• [EXERCISE PROMPT]
Below are records that hold pictures; write out only the lines from their start through the line with "plt.rcParams['font.family'] = ['Liberation", exactly, and drop the pictures.

Figure scripts
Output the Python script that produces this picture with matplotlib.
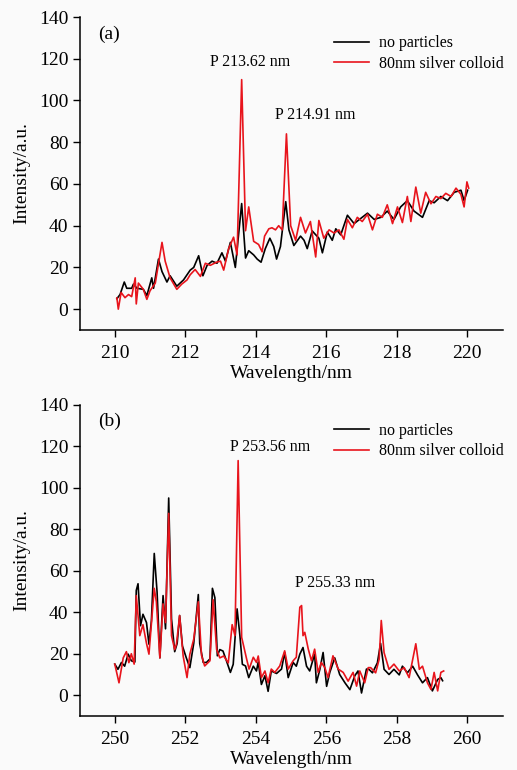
import matplotlib.pyplot as plt

plt.rcParams['font.family'] = ['Liberation Serif', 'DejaVu Serif']

# ---- panel (a): 210-220 nm ----
wl_a_black = [210.06, 210.15, 210.27, 210.34, 210.48, 210.53, 210.63, 210.81, 210.91, 211.05,
              211.10, 211.24, 211.34, 211.48, 211.57, 211.76, 211.95, 212.14, 212.24, 212.38,
              212.50, 212.62, 212.76, 212.90, 213.04, 213.14, 213.28, 213.42, 213.60, 213.71,
              213.80, 213.94, 214.04, 214.15, 214.27, 214.40, 214.51, 214.59, 214.70, 214.85,
              214.94, 215.08, 215.27, 215.37, 215.46, 215.60, 215.79, 215.89, 216.03, 216.17,
              216.27, 216.41, 216.60, 216.79, 216.98, 217.17, 217.36, 217.55, 217.73, 217.92,
              218.11, 218.30, 218.49, 218.73, 218.92, 219.06, 219.25, 219.44, 219.63, 219.82,
              219.91, 220.01]
int_a_black = [5, 7, 13, 10, 10, 12, 10, 9.5, 6.5, 15,
               10, 24, 18, 13, 16, 11, 14, 18.7, 20, 25.6,
               16, 21, 23, 22, 27, 23, 32, 20, 50.6, 24.5,
               28, 26, 24, 22.5, 29, 34, 30, 24, 30, 51.5,
               38, 30.5, 35, 33, 29, 37.5, 34, 27, 37, 33,
               38.5, 35.6, 45, 41, 43.5, 46, 43, 44, 47, 43,
               49, 52, 47, 44, 52, 51, 54, 52, 56, 57,
               52, 57]

wl_a_red = [210.06, 210.10, 210.18, 210.29, 210.39, 210.48, 210.58, 210.61, 210.67, 210.81,
            210.91, 211.00, 211.15, 211.34, 211.43, 211.57, 211.76, 211.90, 212.05, 212.14,
            212.28, 212.43, 212.57, 212.71, 212.90, 213.00, 213.09, 213.23, 213.37, 213.47,
            213.60, 213.71, 213.80, 213.94, 214.08, 214.18, 214.25, 214.37, 214.46, 214.56,
            214.65, 214.75, 214.87, 214.99, 215.13, 215.27, 215.41, 215.55, 215.70, 215.79,
            215.93, 216.08, 216.22, 216.36, 216.50, 216.60, 216.74, 216.88, 217.02, 217.17,
            217.31, 217.45, 217.59, 217.73, 217.88, 218.02, 218.16, 218.30, 218.40, 218.54,
            218.68, 218.82, 218.97, 219.11, 219.25, 219.39, 219.54, 219.68, 219.82, 219.91,
            219.99, 220.04]
int_a_red = [5.4, 0, 8, 5.5, 7, 6, 15, 2.5, 12.5, 9.5,
             4.7, 8.8, 12.5, 32, 23, 15, 9.5, 12, 14, 16.5,
             19, 15.7, 22, 21, 22.6, 23, 18.7, 29, 34.5, 26,
             110, 37.6, 49, 32.5, 31, 27.5, 35, 38.5, 39, 38,
             40, 38, 84, 40, 33, 44, 36.5, 42, 25, 42.5,
             34, 38, 36.5, 38, 33.5, 43, 39, 44, 42, 45.5,
             38, 45.5, 44, 50, 41, 49, 41.5, 54, 42, 58.5,
             46, 56, 50.5, 54, 53, 55.5, 54, 58, 55, 49,
             61, 58]

# ---- panel (b): 250-259.3 nm ----
wl_b_black = [250.00, 250.09, 250.19, 250.28, 250.38, 250.47, 250.57, 250.61, 250.66, 250.73,
              250.80, 250.90, 250.97, 251.04, 251.12, 251.20, 251.28, 251.37, 251.44, 251.53,
              251.61, 251.70, 251.77, 251.84, 251.92, 252.03, 252.13, 252.24, 252.37, 252.41,
              252.51, 252.60, 252.70, 252.77, 252.84, 252.91, 252.98, 253.07, 253.17, 253.28,
              253.36, 253.47, 253.55, 253.62, 253.71, 253.80, 253.93, 254.02, 254.07, 254.16,
              254.26, 254.35, 254.44, 254.59, 254.73, 254.82, 254.92, 255.06, 255.15, 255.25,
              255.34, 255.44, 255.53, 255.67, 255.72, 255.82, 255.91, 256.01, 256.10, 256.24,
              256.38, 256.53, 256.67, 256.81, 256.90, 257.00, 257.14, 257.21, 257.31, 257.45,
              257.54, 257.64, 257.78, 257.92, 258.07, 258.16, 258.30, 258.45, 258.59, 258.73,
              258.87, 259.01, 259.16, 259.25, 259.30]
int_b_black = [15, 12.5, 15.8, 14, 19.8, 16.6, 16, 50.5, 53.7, 33.5,
               39, 35, 24.6, 36, 68.3, 49.8, 18, 48, 32, 95,
               36.8, 21, 25, 38.4, 23.7, 18, 13.3, 25, 48.5, 25,
               15.8, 15.8, 17.5, 51.5, 47, 19, 22, 21.3, 16.5, 11,
               14.9, 41.6, 28.7, 14.9, 14.1, 8.5, 14, 11.7, 16, 5.2,
               9.4, 1.9, 11.7, 10.5, 12.6, 20.6, 8.5, 15.8, 14, 19.8,
               23, 14, 11.7, 19.8, 6, 12.6, 20.6, 4.3, 11, 18,
               10, 6, 2.7, 9.4, 11.7, 1.1, 12.6, 12.5, 10.8, 15.6,
               25, 12.5, 10, 12.5, 9.8, 14, 10.8, 14, 9.8, 6,
               8.5, 2.1, 7.6, 8.5, 7]

wl_b_red = [250.00, 250.12, 250.24, 250.33, 250.40, 250.47, 250.55, 250.61, 250.71, 250.80,
            250.90, 250.97, 251.12, 251.18, 251.28, 251.37, 251.44, 251.53, 251.61, 251.70,
            251.75, 251.84, 251.94, 252.05, 252.13, 252.24, 252.37, 252.46, 252.55, 252.70,
            252.79, 252.89, 252.98, 253.09, 253.22, 253.33, 253.41, 253.50, 253.60, 253.74,
            253.81, 253.93, 254.02, 254.07, 254.16, 254.26, 254.35, 254.44, 254.54, 254.68,
            254.82, 254.92, 255.06, 255.15, 255.25, 255.30, 255.34, 255.39, 255.49, 255.58,
            255.67, 255.77, 255.86, 255.96, 256.05, 256.19, 256.34, 256.48, 256.62, 256.76,
            256.86, 256.95, 257.09, 257.19, 257.26, 257.40, 257.50, 257.56, 257.64, 257.78,
            257.92, 258.07, 258.21, 258.35, 258.54, 258.64, 258.73, 258.87, 258.97, 259.06,
            259.16, 259.25, 259.33]
int_b_red = [15, 6, 18, 21, 15.7, 20, 15, 48, 28.7, 34,
             25, 19.8, 51.5, 45, 18, 44, 35, 87.6, 28.7, 22,
             24.6, 38.4, 18.9, 8.5, 19.8, 27, 45, 19.3, 14.1, 16.6,
             46, 22, 18, 18.9, 15.6, 34, 28.7, 113, 27.9, 17.5,
             12.6, 18.3, 15.8, 18.9, 8.5, 11.7, 6, 12.6, 11, 14.1,
             21.4, 12.6, 16.6, 18.3, 42.4, 43.2, 28.7, 30.3, 22.2, 16.6,
             22.2, 11, 15.8, 13.3, 8.5, 19, 12.6, 11, 6.8, 11,
             4.4, 11.7, 6, 13.3, 13.3, 10.8, 17.3, 36, 20.5, 12.5,
             15, 11.7, 13.3, 8.5, 24.8, 12.5, 14, 6, 2.8, 11,
             2.1, 11, 11.7]

series_labels = ['no particles', '80nm silver colloid']
panel_tags = ['(a)', '(b)']
ticks_a = [210, 212, 214, 216, 218, 220]
ticks_b = [250, 252, 254, 256, 258, 260]
yticks = [0, 20, 40, 60, 80, 100, 120, 140]

RED = '#e8141c'
BG = '#fafafa'

fig = plt.figure(figsize=(5.17, 7.70), dpi=100, facecolor=BG)
ax1 = fig.add_axes([0.1538, 0.5714, 0.8182, 0.4065])
ax2 = fig.add_axes([0.1538, 0.0701, 0.8182, 0.4045])

panels = [
    (ax1, wl_a_black, int_a_black, wl_a_red, int_a_red, ticks_a, (209, 221)),
    (ax2, wl_b_black, int_b_black, wl_b_red, int_b_red, ticks_b, (249, 261)),
]

for i, (ax, xb, yb, xr, yr, xt, xl) in enumerate(panels):
    ax.set_facecolor(BG)
    ax.plot(xb, yb, color='black', lw=1.2, label=series_labels[0])
    ax.plot(xr, yr, color=RED, lw=1.2, label=series_labels[1])
    ax.set_xlim(*xl)
    ax.set_ylim(-10, 140)
    ax.set_xticks(xt)
    ax.set_yticks(yticks)
    ax.spines['top'].set_visible(False)
    ax.spines['right'].set_visible(False)
    for s in ('left', 'bottom'):
        ax.spines[s].set_linewidth(1.1)
    ax.tick_params(direction='out', length=5, width=1, labelsize=14)
    ax.tick_params(axis='x', pad=6)
    ax.tick_params(axis='y', pad=3)
    ax.set_xlabel('Wavelength/nm', fontsize=14, labelpad=2)
    ax.set_ylabel('Intensity/a.u.', fontsize=14, labelpad=6)
    ax.text(0.043, 0.945, panel_tags[i], transform=ax.transAxes, fontsize=14,
            va='center', ha='left')
    ax.legend(loc='upper right', bbox_to_anchor=(1.025, 0.972), frameon=False,
              fontsize=11.5, handlelength=2.2, handletextpad=0.6, labelspacing=0.28,
              borderaxespad=0.2)

ax1.text(213.85, 118.5, 'P 213.62 nm', fontsize=11.5, ha='center', va='center')
ax1.text(215.68, 93.0, 'P 214.91 nm', fontsize=11.5, ha='center', va='center')
ax2.text(254.42, 119.5, 'P 253.56 nm', fontsize=11.5, ha='center', va='center')
ax2.text(256.25, 54.0, 'P 255.33 nm', fontsize=11.5, ha='center', va='center')

fig.savefig('out.png', dpi=100, facecolor=BG)
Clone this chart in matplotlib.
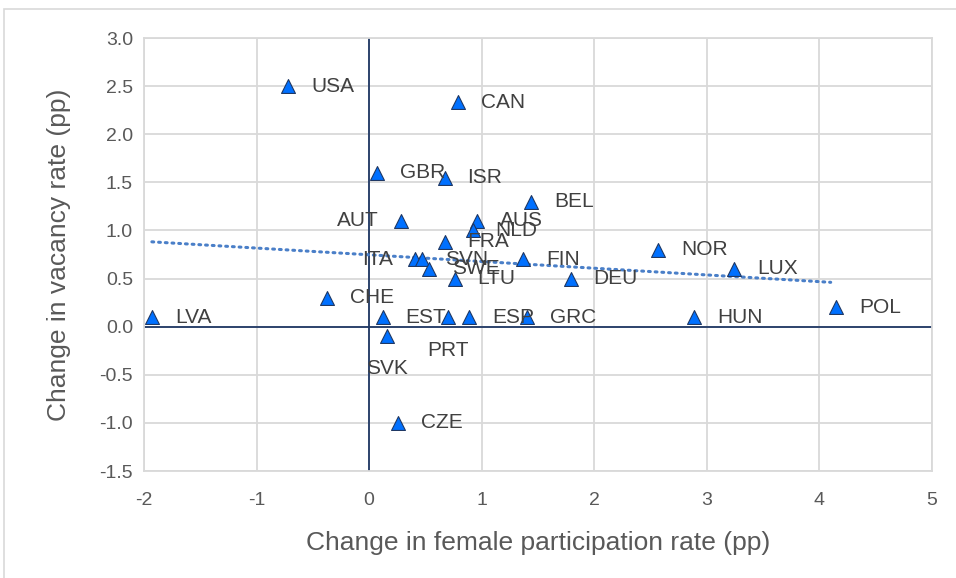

• [SOLUTION TO THIS PROBLEM]
Output the Python script that produces this picture with matplotlib.
import matplotlib.pyplot as plt

plt.rcParams['font.family'] = ['Liberation Serif', 'DejaVu Serif']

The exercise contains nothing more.